I hadn't tried these Whole Wheat Tortillas from Whole Foods, but they turned out to be delicious and just the right size for these enchiladas. You'll even have a few leftover for wraps or tacos at a later date!
Once you've cooked the squash and whipped up my Smokey Enchilada Sauce you're SO close to enjoying these veggie filled tortillas!
Black bean butternut squash enchiladas
INGREDIENTS
12 oz. butternut squash, cubed + roasted [I used Trader Joe's pre-cut]
~2 cups enchilada sauce, divided [my smokey enchilada sauce or store-bought]

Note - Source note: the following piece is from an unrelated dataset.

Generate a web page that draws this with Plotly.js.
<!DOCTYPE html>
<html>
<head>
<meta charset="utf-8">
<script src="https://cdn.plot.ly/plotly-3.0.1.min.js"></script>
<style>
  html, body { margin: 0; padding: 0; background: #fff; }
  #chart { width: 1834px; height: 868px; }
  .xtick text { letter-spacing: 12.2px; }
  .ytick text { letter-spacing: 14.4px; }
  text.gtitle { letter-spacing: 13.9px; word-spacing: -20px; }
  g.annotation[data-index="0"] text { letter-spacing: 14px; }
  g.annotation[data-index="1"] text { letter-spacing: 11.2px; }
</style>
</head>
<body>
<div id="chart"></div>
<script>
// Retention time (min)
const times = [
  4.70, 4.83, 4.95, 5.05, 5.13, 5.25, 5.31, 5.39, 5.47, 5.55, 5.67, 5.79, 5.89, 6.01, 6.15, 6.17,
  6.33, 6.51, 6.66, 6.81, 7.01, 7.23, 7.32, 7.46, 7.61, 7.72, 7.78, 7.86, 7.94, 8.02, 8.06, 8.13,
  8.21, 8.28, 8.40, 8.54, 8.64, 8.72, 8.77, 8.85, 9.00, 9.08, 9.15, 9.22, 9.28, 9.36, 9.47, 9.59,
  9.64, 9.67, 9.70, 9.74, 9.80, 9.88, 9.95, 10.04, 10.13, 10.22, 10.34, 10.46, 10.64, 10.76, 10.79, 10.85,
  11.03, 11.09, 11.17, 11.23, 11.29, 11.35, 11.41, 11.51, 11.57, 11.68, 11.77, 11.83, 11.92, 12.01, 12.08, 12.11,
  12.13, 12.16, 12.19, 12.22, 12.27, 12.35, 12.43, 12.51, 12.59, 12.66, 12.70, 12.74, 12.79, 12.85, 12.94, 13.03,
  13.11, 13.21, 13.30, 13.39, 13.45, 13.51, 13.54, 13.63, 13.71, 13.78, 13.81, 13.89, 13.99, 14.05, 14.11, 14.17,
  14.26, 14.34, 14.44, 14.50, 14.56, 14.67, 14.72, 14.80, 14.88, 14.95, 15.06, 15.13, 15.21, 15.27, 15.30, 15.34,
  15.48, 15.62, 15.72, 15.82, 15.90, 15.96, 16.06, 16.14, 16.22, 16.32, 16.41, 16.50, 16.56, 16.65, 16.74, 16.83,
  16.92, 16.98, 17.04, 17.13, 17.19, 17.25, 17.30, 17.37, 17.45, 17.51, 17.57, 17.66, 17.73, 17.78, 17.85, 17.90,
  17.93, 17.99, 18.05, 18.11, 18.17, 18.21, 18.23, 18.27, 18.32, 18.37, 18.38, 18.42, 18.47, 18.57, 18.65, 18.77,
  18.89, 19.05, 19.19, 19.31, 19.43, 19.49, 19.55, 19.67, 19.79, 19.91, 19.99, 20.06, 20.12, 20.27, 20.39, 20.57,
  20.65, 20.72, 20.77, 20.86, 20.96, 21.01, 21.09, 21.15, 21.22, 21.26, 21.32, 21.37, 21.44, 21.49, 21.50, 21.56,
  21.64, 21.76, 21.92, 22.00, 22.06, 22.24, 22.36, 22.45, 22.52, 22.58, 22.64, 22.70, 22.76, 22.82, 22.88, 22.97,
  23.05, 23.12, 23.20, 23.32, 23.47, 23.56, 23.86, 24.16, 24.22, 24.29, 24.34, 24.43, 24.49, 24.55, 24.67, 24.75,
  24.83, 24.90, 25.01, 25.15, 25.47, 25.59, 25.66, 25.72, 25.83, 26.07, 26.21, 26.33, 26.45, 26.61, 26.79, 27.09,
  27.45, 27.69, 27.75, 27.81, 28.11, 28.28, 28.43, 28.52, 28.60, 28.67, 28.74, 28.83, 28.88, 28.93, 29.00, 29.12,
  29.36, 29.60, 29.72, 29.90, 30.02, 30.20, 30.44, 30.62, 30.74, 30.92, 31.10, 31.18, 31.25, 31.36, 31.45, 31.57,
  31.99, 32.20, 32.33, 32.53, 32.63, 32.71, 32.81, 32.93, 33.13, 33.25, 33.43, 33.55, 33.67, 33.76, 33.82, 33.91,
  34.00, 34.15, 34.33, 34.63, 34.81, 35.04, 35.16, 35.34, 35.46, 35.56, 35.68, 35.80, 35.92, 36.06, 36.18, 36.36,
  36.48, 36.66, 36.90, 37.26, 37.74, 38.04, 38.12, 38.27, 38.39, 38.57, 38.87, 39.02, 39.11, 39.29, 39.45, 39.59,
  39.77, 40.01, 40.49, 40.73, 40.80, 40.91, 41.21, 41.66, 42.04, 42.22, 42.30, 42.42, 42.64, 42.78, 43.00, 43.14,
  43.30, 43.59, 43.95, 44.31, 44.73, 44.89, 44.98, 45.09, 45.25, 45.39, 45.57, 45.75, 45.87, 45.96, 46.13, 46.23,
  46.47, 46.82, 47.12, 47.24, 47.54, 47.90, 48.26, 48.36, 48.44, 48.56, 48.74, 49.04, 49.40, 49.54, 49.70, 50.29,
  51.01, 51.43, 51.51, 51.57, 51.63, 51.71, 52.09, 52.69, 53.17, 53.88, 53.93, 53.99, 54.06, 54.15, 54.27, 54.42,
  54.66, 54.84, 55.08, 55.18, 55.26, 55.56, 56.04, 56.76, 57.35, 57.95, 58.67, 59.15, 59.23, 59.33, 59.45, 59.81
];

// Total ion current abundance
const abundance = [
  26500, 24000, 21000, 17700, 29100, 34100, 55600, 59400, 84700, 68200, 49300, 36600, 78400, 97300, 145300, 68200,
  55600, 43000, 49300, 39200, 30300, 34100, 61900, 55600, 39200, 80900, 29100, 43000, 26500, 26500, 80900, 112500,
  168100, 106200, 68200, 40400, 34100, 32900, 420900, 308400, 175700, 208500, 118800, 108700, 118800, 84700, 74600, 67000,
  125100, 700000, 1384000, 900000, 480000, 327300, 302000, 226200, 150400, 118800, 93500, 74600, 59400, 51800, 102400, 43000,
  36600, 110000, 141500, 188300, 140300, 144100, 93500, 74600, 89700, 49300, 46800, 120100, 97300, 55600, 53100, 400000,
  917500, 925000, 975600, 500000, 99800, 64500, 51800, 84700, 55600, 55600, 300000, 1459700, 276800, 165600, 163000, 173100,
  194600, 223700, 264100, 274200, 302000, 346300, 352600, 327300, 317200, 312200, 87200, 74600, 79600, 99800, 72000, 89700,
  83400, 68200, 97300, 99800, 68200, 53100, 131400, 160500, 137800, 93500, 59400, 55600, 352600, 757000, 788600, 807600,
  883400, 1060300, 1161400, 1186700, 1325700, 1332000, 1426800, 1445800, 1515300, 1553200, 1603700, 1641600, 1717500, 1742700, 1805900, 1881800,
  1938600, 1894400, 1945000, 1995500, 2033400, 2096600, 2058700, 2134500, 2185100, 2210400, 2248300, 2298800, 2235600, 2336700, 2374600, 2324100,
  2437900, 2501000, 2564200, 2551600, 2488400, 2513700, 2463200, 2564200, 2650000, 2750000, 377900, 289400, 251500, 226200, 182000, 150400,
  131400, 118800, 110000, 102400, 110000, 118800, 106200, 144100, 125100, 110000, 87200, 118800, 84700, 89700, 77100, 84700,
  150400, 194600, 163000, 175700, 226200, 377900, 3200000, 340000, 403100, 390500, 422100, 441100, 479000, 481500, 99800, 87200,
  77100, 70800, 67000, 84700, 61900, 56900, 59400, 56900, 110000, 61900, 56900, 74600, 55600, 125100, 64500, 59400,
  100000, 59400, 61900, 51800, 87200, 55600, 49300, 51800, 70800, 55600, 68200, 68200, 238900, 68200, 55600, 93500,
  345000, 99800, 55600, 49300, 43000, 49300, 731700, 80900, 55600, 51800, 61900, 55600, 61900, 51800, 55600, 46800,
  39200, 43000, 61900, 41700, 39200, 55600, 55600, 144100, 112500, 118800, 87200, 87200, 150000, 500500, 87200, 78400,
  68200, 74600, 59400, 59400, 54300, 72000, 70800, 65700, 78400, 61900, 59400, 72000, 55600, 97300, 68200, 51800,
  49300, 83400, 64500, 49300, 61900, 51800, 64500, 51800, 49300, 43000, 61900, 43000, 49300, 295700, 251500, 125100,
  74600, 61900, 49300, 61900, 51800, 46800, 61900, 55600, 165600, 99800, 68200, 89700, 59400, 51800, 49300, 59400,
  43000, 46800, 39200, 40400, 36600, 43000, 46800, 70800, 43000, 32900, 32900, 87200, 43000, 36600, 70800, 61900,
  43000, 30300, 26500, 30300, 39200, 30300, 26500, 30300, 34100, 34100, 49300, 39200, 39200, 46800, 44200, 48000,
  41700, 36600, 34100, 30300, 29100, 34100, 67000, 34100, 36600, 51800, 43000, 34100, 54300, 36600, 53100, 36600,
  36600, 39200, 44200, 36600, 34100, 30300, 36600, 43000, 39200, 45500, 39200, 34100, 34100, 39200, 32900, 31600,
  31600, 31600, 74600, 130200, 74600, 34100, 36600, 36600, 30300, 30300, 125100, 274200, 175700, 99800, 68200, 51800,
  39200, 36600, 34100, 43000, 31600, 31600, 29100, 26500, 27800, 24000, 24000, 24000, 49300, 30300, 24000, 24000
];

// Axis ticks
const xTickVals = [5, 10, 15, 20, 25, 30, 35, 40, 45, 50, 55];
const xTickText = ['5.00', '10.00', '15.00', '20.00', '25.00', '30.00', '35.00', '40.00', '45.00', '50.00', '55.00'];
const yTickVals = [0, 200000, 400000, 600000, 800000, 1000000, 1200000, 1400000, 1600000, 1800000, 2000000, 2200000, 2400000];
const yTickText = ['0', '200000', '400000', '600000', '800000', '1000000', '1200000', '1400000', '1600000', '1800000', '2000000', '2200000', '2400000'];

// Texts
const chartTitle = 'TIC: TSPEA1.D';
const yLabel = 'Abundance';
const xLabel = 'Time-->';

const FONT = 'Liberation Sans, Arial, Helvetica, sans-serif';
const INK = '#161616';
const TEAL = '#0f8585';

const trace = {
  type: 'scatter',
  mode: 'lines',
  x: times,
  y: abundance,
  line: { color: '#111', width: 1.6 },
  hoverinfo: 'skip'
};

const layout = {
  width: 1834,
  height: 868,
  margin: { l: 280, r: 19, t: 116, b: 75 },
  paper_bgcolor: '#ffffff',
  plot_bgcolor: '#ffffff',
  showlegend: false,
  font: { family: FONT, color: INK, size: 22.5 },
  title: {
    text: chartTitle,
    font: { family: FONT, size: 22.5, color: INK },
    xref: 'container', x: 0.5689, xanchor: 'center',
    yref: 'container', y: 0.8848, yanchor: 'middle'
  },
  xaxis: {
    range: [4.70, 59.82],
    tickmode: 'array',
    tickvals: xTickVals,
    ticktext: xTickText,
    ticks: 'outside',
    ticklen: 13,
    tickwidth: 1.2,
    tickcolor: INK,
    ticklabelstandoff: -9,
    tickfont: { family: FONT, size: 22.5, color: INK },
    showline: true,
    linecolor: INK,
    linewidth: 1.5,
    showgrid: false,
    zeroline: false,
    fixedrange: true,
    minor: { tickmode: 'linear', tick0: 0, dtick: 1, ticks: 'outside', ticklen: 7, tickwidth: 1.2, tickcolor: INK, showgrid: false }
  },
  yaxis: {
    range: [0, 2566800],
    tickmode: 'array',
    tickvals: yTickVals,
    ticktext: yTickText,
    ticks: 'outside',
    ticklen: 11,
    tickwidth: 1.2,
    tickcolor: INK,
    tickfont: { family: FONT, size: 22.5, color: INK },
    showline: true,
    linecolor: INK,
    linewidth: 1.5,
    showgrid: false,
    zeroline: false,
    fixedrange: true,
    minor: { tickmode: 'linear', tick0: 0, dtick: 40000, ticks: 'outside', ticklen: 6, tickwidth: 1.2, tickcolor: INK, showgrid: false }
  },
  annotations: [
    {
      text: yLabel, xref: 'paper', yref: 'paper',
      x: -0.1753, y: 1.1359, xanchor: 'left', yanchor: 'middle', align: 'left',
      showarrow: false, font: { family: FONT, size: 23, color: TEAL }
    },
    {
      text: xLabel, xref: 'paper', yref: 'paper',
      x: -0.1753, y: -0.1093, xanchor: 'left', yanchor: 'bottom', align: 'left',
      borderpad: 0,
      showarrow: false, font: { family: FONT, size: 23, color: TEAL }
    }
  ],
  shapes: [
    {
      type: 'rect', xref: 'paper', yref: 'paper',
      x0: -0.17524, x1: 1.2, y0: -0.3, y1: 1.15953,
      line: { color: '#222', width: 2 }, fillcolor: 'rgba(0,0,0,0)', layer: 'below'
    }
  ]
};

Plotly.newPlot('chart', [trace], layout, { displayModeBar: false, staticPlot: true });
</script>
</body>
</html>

1 can black beans, drained + rinsed
2 handfuls of spinach
4-5 whole wheat tortillas [I used 8"]
nutritional yeast [optional]
optional toppings >> avocado, salsa, cilantro, shredded cheese/sour cream [for non-vegan variety!]
INSTRUCTIONS
Roast butternut squash at 400 degrees for ~25 minutes until tender.

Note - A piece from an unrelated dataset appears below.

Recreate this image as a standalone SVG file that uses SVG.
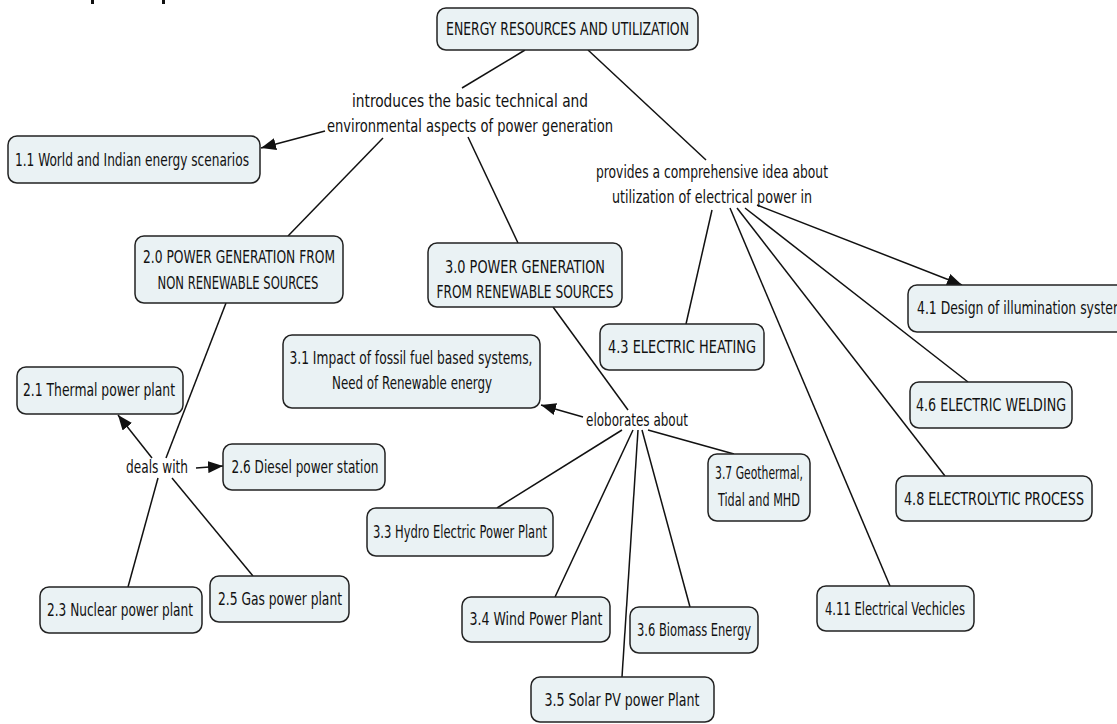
<svg xmlns="http://www.w3.org/2000/svg" width="1117" height="724" viewBox="0 0 1117 724">
<defs>
<style>
.n rect{fill:#eaf2f4;stroke:#222;stroke-width:1.5}
text{font-family:"DejaVu Sans Condensed","DejaVu Sans","Liberation Sans",sans-serif;font-size:17px;fill:#111;text-anchor:middle}
.c line{stroke:#111;stroke-width:1.5}
.a{marker-end:url(#ah)}
</style>
<marker id="ah" markerUnits="userSpaceOnUse" markerWidth="16" markerHeight="12" refX="15" refY="6" orient="auto" viewBox="0 0 16 12">
<path d="M0,0 L15,6 L0,12 Z" fill="#111"/>
</marker>
</defs>
<rect width="1117" height="724" fill="#fff"/>
<rect x="91" y="0" width="3" height="4" fill="#111"/>
<rect x="162" y="0" width="3" height="4" fill="#111"/>
<g id="connectors" class="c">
<line x1="525" y1="50" x2="462" y2="88"/>
<line class="a" x1="325" y1="131" x2="261" y2="148"/>
<line x1="383" y1="138" x2="288" y2="236"/>
<line x1="468" y1="137" x2="518" y2="243"/>
<line x1="588" y1="50" x2="706" y2="160"/>
<line x1="712" y1="210" x2="686" y2="324"/>
<line class="a" x1="757" y1="205" x2="962" y2="285"/>
<line x1="745" y1="208" x2="968" y2="382"/>
<line x1="737" y1="208" x2="945" y2="476"/>
<line x1="730" y1="208" x2="890" y2="586"/>
<line x1="226" y1="303" x2="166" y2="458"/>
<line class="a" x1="152" y1="458" x2="118" y2="415"/>
<line class="a" x1="196" y1="468" x2="223" y2="466"/>
<line x1="158" y1="478" x2="128" y2="587"/>
<line x1="172" y1="478" x2="253" y2="576"/>
<line x1="553" y1="307" x2="628" y2="410"/>
<line class="a" x1="583" y1="417" x2="541" y2="405"/>
<line x1="622" y1="430" x2="497" y2="508"/>
<line x1="633" y1="430" x2="555" y2="597"/>
<line x1="638" y1="430" x2="622" y2="677"/>
<line x1="642" y1="430" x2="690" y2="607"/>
<line x1="648" y1="430" x2="734" y2="454"/>
</g>
<g id="root" class="n"><rect x="437" y="8" width="261" height="42" rx="9"/><text x="567.5" y="35" textLength="243" lengthAdjust="spacingAndGlyphs">ENERGY RESOURCES AND UTILIZATION</text></g>
<g id="lp-introduces"><text x="470" y="107" textLength="236" lengthAdjust="spacingAndGlyphs">introduces the basic technical and</text><text x="470" y="132" textLength="286" lengthAdjust="spacingAndGlyphs">environmental aspects of power generation</text></g>
<g id="lp-provides"><text x="712" y="178" textLength="232" lengthAdjust="spacingAndGlyphs">provides a comprehensive idea about</text><text x="712" y="203" textLength="200" lengthAdjust="spacingAndGlyphs">utilization of electrical power in</text></g>
<g id="lp-deals"><text x="157" y="473" textLength="62" lengthAdjust="spacingAndGlyphs">deals with</text></g>
<g id="lp-eloborates"><text x="637" y="426" textLength="102" lengthAdjust="spacingAndGlyphs">eloborates about</text></g>
<g id="n11" class="n"><rect x="8" y="136" width="252" height="47" rx="9"/><text x="132" y="166" textLength="234" lengthAdjust="spacingAndGlyphs">1.1 World and Indian energy scenarios</text></g>
<g id="n20" class="n"><rect x="135" y="236" width="208" height="67" rx="9"/><text x="239" y="263" textLength="192" lengthAdjust="spacingAndGlyphs">2.0 POWER GENERATION FROM</text><text x="238" y="289" textLength="161" lengthAdjust="spacingAndGlyphs">NON RENEWABLE SOURCES</text></g>
<g id="n30" class="n"><rect x="428" y="243" width="194" height="64" rx="9"/><text x="525" y="273" textLength="160" lengthAdjust="spacingAndGlyphs">3.0 POWER GENERATION</text><text x="525" y="298" textLength="177" lengthAdjust="spacingAndGlyphs">FROM RENEWABLE SOURCES</text></g>
<g id="n31" class="n"><rect x="283" y="335" width="257" height="73" rx="9"/><text x="411" y="364" textLength="243" lengthAdjust="spacingAndGlyphs">3.1 Impact of fossil fuel based systems,</text><text x="412" y="389" textLength="160" lengthAdjust="spacingAndGlyphs">Need of Renewable energy</text></g>
<g id="n21" class="n"><rect x="17" y="367" width="166" height="47" rx="9"/><text x="99" y="396" textLength="152" lengthAdjust="spacingAndGlyphs">2.1 Thermal power plant</text></g>
<g id="n26" class="n"><rect x="223" y="444" width="162" height="46" rx="9"/><text x="305" y="473" textLength="147" lengthAdjust="spacingAndGlyphs">2.6 Diesel power station</text></g>
<g id="n23" class="n"><rect x="40" y="587" width="162" height="46" rx="9"/><text x="120" y="616" textLength="146" lengthAdjust="spacingAndGlyphs">2.3 Nuclear power plant</text></g>
<g id="n25" class="n"><rect x="210" y="576" width="139" height="46" rx="9"/><text x="280" y="605" textLength="124" lengthAdjust="spacingAndGlyphs">2.5 Gas power plant</text></g>
<g id="n33" class="n"><rect x="367" y="508" width="186" height="48" rx="9"/><text x="460" y="538" textLength="174" lengthAdjust="spacingAndGlyphs">3.3 Hydro Electric Power Plant</text></g>
<g id="n34" class="n"><rect x="462" y="597" width="148" height="45" rx="9"/><text x="536" y="625" textLength="133" lengthAdjust="spacingAndGlyphs">3.4 Wind Power Plant</text></g>
<g id="n35" class="n"><rect x="531" y="677" width="183" height="45" rx="9"/><text x="622" y="706" textLength="155" lengthAdjust="spacingAndGlyphs">3.5 Solar PV power Plant</text></g>
<g id="n36" class="n"><rect x="630" y="607" width="128" height="46" rx="9"/><text x="694" y="636" textLength="114" lengthAdjust="spacingAndGlyphs">3.6 Biomass Energy</text></g>
<g id="n37" class="n"><rect x="708" y="454" width="102" height="67" rx="9"/><text x="759" y="479" textLength="88" lengthAdjust="spacingAndGlyphs">3.7 Geothermal,</text><text x="759" y="506" textLength="82" lengthAdjust="spacingAndGlyphs">Tidal and MHD</text></g>
<g id="n43" class="n"><rect x="600" y="324" width="164" height="46" rx="9"/><text x="682" y="353" textLength="148" lengthAdjust="spacingAndGlyphs">4.3 ELECTRIC HEATING</text></g>
<g id="n41" class="n"><rect x="908" y="285" width="230" height="47" rx="9"/><text x="917" y="314" style="text-anchor:start" textLength="208" lengthAdjust="spacingAndGlyphs">4.1 Design of illumination system</text></g>
<g id="n46" class="n"><rect x="910" y="382" width="162" height="46" rx="9"/><text x="991" y="411" textLength="150" lengthAdjust="spacingAndGlyphs">4.6 ELECTRIC WELDING</text></g>
<g id="n48" class="n"><rect x="896" y="476" width="196" height="45" rx="9"/><text x="994" y="505" textLength="180" lengthAdjust="spacingAndGlyphs">4.8 ELECTROLYTIC PROCESS</text></g>
<g id="n411" class="n"><rect x="817" y="586" width="157" height="45" rx="9"/><text x="895" y="615" textLength="140" lengthAdjust="spacingAndGlyphs">4.11 Electrical Vechicles</text></g>
</svg>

Lightly grease a baking dish - I used a 9 X 13. You could likely squeeze these into a smaller dish.
While the squash is cooking, make my Smokey Enchilada Sauce, or skip this step and use store-bought.
Once butternut squash has cooled slightly, add to a large bowl with beans, spinach, and 1 cup enchilada sauce. Mix well.
Scoop 1/2 cup squash mix into a tortilla. Roll up and place in the baking dish. Repeat with remaining filling [fills 4-5 tortillas - if you have left over filling, top the filled tortillas with it prior to the next step].
Cover enchiladas with remaining sauce and sprinkle with nutritional yeast.
Turn the oven down to 350 degrees and bake for 20-22 minutes.
Top with your favorite enchilada toppings!